■ TASK DESCRIPTION ■
Return each line of the listing below, unchanged, and omit the images.

■ DATASET EXCERPT ■
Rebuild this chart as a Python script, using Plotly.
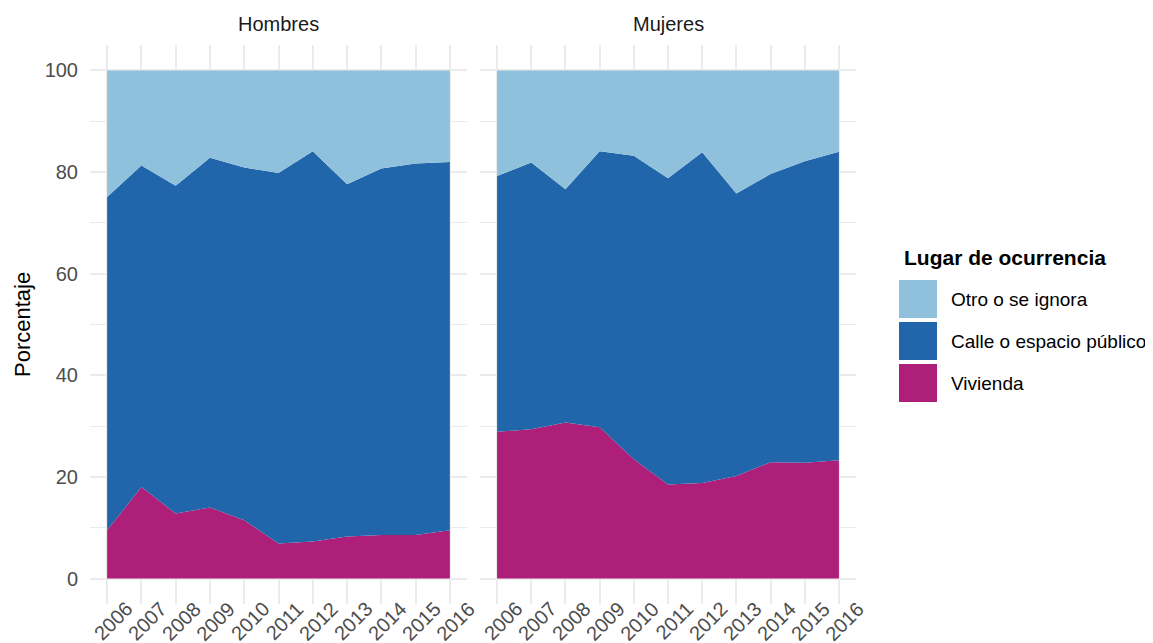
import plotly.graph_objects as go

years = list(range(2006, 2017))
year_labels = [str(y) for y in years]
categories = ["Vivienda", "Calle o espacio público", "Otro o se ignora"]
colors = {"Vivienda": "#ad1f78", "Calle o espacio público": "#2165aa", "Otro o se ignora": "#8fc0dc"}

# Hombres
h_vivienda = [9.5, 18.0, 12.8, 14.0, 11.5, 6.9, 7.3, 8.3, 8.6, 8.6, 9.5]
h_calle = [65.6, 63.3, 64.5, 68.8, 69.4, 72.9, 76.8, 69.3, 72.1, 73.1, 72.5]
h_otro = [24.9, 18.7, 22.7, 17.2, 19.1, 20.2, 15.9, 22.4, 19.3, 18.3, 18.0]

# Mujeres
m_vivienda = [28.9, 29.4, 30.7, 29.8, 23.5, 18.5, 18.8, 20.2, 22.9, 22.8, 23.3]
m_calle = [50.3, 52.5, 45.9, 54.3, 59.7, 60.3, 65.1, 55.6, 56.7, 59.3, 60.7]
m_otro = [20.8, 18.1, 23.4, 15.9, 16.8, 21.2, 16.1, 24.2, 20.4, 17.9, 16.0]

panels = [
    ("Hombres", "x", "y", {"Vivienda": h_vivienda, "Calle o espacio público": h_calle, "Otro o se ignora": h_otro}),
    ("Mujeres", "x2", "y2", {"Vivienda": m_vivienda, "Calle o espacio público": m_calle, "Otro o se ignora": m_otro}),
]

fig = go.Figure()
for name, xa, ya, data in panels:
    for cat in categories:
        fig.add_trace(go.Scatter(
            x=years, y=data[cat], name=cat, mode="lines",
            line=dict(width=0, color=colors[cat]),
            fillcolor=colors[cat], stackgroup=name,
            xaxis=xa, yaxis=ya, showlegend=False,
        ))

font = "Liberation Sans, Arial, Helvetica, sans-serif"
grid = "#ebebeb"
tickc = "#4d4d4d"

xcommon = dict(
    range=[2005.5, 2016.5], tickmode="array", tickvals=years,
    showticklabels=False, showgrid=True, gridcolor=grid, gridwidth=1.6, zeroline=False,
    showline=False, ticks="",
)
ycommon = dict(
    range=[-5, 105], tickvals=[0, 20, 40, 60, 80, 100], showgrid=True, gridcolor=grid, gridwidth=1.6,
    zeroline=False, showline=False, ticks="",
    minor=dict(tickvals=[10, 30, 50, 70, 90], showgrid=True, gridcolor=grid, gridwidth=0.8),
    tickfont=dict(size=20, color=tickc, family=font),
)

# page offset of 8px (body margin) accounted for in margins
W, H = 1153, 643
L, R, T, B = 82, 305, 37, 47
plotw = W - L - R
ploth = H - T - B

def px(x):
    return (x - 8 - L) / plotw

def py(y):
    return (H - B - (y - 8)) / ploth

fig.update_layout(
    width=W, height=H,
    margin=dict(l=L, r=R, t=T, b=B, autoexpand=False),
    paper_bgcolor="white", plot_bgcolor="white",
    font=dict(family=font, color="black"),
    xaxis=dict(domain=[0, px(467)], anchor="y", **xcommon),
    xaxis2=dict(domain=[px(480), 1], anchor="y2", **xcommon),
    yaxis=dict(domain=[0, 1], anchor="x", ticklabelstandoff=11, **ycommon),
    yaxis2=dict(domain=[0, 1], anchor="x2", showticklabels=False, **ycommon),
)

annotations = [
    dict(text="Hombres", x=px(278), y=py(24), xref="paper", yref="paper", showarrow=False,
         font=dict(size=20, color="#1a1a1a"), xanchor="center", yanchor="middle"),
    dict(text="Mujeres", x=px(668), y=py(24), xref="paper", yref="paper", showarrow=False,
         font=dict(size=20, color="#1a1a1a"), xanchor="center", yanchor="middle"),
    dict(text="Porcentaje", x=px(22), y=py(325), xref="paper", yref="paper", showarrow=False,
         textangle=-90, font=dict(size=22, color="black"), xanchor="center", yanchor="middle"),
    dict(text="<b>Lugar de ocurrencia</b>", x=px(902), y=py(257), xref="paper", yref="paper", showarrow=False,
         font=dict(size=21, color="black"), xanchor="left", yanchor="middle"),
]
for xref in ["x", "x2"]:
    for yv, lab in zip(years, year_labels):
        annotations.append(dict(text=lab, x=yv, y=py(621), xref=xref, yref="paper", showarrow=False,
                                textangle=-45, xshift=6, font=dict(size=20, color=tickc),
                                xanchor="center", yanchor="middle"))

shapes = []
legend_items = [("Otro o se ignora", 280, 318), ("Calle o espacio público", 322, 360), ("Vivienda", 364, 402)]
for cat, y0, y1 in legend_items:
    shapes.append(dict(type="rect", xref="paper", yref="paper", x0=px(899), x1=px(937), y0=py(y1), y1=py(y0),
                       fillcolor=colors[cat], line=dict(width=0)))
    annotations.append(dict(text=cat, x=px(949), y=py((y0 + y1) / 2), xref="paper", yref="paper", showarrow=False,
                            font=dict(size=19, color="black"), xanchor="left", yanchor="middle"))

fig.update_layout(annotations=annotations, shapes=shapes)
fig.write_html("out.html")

■ SOLVED PROBLEM ■
Rebuild this chart as a Python script, using Plotly.
import plotly.graph_objects as go

years = list(range(2006, 2017))
year_labels = [str(y) for y in years]
categories = ["Vivienda", "Calle o espacio público", "Otro o se ignora"]
colors = {"Vivienda": "#ad1f78", "Calle o espacio público": "#2165aa", "Otro o se ignora": "#8fc0dc"}

# Hombres
h_vivienda = [9.5, 18.0, 12.8, 14.0, 11.5, 6.9, 7.3, 8.3, 8.6, 8.6, 9.5]
h_calle = [65.6, 63.3, 64.5, 68.8, 69.4, 72.9, 76.8, 69.3, 72.1, 73.1, 72.5]
h_otro = [24.9, 18.7, 22.7, 17.2, 19.1, 20.2, 15.9, 22.4, 19.3, 18.3, 18.0]

# Mujeres
m_vivienda = [28.9, 29.4, 30.7, 29.8, 23.5, 18.5, 18.8, 20.2, 22.9, 22.8, 23.3]
m_calle = [50.3, 52.5, 45.9, 54.3, 59.7, 60.3, 65.1, 55.6, 56.7, 59.3, 60.7]
m_otro = [20.8, 18.1, 23.4, 15.9, 16.8, 21.2, 16.1, 24.2, 20.4, 17.9, 16.0]

panels = [
    ("Hombres", "x", "y", {"Vivienda": h_vivienda, "Calle o espacio público": h_calle, "Otro o se ignora": h_otro}),
    ("Mujeres", "x2", "y2", {"Vivienda": m_vivienda, "Calle o espacio público": m_calle, "Otro o se ignora": m_otro}),
]

fig = go.Figure()
for name, xa, ya, data in panels:
    for cat in categories:
        fig.add_trace(go.Scatter(
            x=years, y=data[cat], name=cat, mode="lines",
            line=dict(width=0, color=colors[cat]),
            fillcolor=colors[cat], stackgroup=name,
            xaxis=xa, yaxis=ya, showlegend=False,
        ))

font = "Liberation Sans, Arial, Helvetica, sans-serif"
grid = "#ebebeb"
tickc = "#4d4d4d"

xcommon = dict(
    range=[2005.5, 2016.5], tickmode="array", tickvals=years,
    showticklabels=False, showgrid=True, gridcolor=grid, gridwidth=1.6, zeroline=False,
    showline=False, ticks="",
)
ycommon = dict(
    range=[-5, 105], tickvals=[0, 20, 40, 60, 80, 100], showgrid=True, gridcolor=grid, gridwidth=1.6,
    zeroline=False, showline=False, ticks="",
    minor=dict(tickvals=[10, 30, 50, 70, 90], showgrid=True, gridcolor=grid, gridwidth=0.8),
    tickfont=dict(size=20, color=tickc, family=font),
)

# page offset of 8px (body margin) accounted for in margins
W, H = 1153, 643
L, R, T, B = 82, 305, 37, 47
plotw = W - L - R
ploth = H - T - B

def px(x):
    return (x - 8 - L) / plotw

def py(y):
    return (H - B - (y - 8)) / ploth

fig.update_layout(
    width=W, height=H,
    margin=dict(l=L, r=R, t=T, b=B, autoexpand=False),
    paper_bgcolor="white", plot_bgcolor="white",
    font=dict(family=font, color="black"),
    xaxis=dict(domain=[0, px(467)], anchor="y", **xcommon),
    xaxis2=dict(domain=[px(480), 1], anchor="y2", **xcommon),
    yaxis=dict(domain=[0, 1], anchor="x", ticklabelstandoff=11, **ycommon),
    yaxis2=dict(domain=[0, 1], anchor="x2", showticklabels=False, **ycommon),
)

annotations = [
    dict(text="Hombres", x=px(278), y=py(24), xref="paper", yref="paper", showarrow=False,
         font=dict(size=20, color="#1a1a1a"), xanchor="center", yanchor="middle"),
    dict(text="Mujeres", x=px(668), y=py(24), xref="paper", yref="paper", showarrow=False,
         font=dict(size=20, color="#1a1a1a"), xanchor="center", yanchor="middle"),
    dict(text="Porcentaje", x=px(22), y=py(325), xref="paper", yref="paper", showarrow=False,
         textangle=-90, font=dict(size=22, color="black"), xanchor="center", yanchor="middle"),
    dict(text="<b>Lugar de ocurrencia</b>", x=px(902), y=py(257), xref="paper", yref="paper", showarrow=False,
         font=dict(size=21, color="black"), xanchor="left", yanchor="middle"),
]
for xref in ["x", "x2"]:
    for yv, lab in zip(years, year_labels):
        annotations.append(dict(text=lab, x=yv, y=py(621), xref=xref, yref="paper", showarrow=False,
                                textangle=-45, xshift=6, font=dict(size=20, color=tickc),
                                xanchor="center", yanchor="middle"))

shapes = []
legend_items = [("Otro o se ignora", 280, 318), ("Calle o espacio público", 322, 360), ("Vivienda", 364, 402)]
for cat, y0, y1 in legend_items:
    shapes.append(dict(type="rect", xref="paper", yref="paper", x0=px(899), x1=px(937), y0=py(y1), y1=py(y0),
                       fillcolor=colors[cat], line=dict(width=0)))
    annotations.append(dict(text=cat, x=px(949), y=py((y0 + y1) / 2), xref="paper", yref="paper", showarrow=False,
                            font=dict(size=19, color="black"), xanchor="left", yanchor="middle"))

fig.update_layout(annotations=annotations, shapes=shapes)
fig.write_html("out.html")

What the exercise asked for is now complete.